**Short task:** Print nothing but the lines from the start of the listing below through the line that contains "XAxis, YAxis, ReferenceLine". Do not include the pictures.

[START]

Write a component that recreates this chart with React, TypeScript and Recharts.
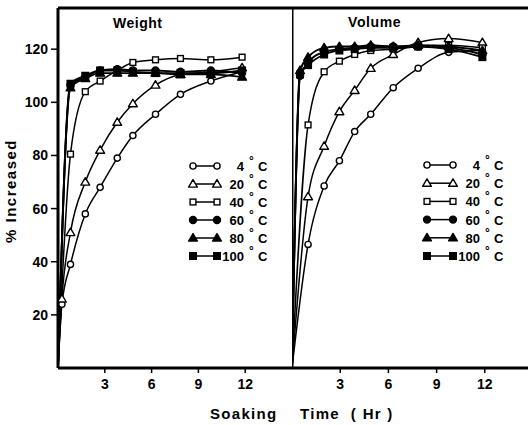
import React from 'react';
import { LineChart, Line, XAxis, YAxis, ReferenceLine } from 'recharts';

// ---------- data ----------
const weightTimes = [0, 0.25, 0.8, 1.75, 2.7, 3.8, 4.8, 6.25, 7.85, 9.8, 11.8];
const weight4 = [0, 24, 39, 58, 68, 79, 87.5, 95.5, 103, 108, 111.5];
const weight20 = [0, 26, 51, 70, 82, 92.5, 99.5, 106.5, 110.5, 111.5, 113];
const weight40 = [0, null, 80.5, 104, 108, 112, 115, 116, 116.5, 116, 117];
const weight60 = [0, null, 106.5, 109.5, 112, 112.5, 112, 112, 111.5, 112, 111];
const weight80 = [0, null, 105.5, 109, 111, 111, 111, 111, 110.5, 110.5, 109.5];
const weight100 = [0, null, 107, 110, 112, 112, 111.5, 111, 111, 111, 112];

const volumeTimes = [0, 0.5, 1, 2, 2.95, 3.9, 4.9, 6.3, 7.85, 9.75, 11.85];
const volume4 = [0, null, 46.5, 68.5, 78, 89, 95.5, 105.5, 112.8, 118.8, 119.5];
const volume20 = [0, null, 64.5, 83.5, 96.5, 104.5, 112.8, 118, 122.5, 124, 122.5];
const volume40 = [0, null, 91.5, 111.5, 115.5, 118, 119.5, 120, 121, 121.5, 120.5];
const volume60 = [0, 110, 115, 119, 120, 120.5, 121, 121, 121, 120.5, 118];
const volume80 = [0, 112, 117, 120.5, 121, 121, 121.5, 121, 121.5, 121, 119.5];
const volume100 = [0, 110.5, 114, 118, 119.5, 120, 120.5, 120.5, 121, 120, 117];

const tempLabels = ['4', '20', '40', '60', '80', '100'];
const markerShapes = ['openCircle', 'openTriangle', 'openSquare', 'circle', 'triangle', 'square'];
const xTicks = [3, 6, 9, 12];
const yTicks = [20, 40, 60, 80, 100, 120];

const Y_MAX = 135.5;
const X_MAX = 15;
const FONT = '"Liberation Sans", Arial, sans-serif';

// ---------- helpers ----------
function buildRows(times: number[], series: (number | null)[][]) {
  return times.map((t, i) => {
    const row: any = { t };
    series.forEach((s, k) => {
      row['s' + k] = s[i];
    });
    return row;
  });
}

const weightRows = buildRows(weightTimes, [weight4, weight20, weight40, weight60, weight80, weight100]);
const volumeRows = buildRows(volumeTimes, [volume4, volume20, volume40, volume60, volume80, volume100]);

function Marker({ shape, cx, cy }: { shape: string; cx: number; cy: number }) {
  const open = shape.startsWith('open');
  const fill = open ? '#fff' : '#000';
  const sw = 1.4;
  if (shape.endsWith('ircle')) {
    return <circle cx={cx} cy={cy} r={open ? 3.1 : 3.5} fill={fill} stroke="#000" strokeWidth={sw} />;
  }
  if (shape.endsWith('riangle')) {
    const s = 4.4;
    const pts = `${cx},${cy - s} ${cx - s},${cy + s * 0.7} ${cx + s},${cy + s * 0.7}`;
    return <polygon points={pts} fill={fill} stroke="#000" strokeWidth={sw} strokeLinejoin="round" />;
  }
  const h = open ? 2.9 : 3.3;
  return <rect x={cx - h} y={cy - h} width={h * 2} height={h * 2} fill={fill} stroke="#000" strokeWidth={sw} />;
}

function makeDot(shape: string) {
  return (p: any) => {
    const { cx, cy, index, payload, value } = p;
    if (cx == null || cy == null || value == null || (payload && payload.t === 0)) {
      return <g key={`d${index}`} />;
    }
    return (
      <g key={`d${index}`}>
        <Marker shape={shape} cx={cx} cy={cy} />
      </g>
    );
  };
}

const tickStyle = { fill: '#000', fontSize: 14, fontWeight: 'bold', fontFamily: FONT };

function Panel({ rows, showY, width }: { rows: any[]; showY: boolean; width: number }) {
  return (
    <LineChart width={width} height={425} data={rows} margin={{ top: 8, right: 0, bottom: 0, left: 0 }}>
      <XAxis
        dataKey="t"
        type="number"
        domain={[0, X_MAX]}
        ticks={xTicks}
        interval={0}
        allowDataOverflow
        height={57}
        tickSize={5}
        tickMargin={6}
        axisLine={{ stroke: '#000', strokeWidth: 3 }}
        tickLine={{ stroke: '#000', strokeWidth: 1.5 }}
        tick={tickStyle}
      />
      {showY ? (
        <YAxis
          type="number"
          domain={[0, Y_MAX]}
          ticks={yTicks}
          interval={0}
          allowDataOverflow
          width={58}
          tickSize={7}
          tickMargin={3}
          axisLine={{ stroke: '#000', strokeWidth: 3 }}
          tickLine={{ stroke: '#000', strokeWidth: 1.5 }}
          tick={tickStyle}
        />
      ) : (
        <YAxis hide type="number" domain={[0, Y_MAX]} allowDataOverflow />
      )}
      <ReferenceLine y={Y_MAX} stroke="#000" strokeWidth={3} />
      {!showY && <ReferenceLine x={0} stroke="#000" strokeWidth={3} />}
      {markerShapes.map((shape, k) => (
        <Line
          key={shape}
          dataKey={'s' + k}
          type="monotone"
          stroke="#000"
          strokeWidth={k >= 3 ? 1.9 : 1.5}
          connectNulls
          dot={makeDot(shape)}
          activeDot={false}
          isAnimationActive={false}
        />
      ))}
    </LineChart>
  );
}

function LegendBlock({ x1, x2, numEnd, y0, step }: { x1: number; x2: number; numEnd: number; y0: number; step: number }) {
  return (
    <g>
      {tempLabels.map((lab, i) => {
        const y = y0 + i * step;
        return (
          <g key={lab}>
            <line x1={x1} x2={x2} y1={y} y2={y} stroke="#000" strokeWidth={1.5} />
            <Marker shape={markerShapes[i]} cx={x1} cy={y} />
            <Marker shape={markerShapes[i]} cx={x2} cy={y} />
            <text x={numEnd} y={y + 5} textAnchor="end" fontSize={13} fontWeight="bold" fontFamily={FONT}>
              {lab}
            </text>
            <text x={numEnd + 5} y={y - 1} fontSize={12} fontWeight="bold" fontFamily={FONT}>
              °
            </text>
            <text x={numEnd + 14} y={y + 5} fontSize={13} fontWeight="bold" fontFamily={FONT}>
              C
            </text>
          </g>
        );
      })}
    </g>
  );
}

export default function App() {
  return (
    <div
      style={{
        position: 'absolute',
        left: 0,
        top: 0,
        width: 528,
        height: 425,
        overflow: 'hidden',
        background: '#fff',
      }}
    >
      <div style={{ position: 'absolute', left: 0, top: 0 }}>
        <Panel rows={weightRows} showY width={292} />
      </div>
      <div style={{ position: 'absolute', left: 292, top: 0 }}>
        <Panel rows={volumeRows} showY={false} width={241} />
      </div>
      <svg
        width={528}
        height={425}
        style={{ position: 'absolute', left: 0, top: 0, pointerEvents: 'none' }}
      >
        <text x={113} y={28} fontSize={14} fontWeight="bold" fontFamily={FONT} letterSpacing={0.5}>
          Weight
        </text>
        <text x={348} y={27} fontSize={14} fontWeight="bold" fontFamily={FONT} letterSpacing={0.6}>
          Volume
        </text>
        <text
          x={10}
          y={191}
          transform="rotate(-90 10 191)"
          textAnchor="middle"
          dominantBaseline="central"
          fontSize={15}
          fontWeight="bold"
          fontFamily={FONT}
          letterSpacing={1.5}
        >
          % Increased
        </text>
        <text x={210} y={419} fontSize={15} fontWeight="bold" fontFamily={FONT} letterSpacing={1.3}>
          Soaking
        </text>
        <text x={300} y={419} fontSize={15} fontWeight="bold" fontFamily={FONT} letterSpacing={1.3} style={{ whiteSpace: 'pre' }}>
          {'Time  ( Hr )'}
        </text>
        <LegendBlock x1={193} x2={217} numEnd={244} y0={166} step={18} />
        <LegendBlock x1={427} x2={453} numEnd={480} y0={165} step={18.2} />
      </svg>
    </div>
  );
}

[END]

**Correct response:**
Write a component that recreates this chart with React, TypeScript and Recharts.
import React from 'react';
import { LineChart, Line, XAxis, YAxis, ReferenceLine } from 'recharts';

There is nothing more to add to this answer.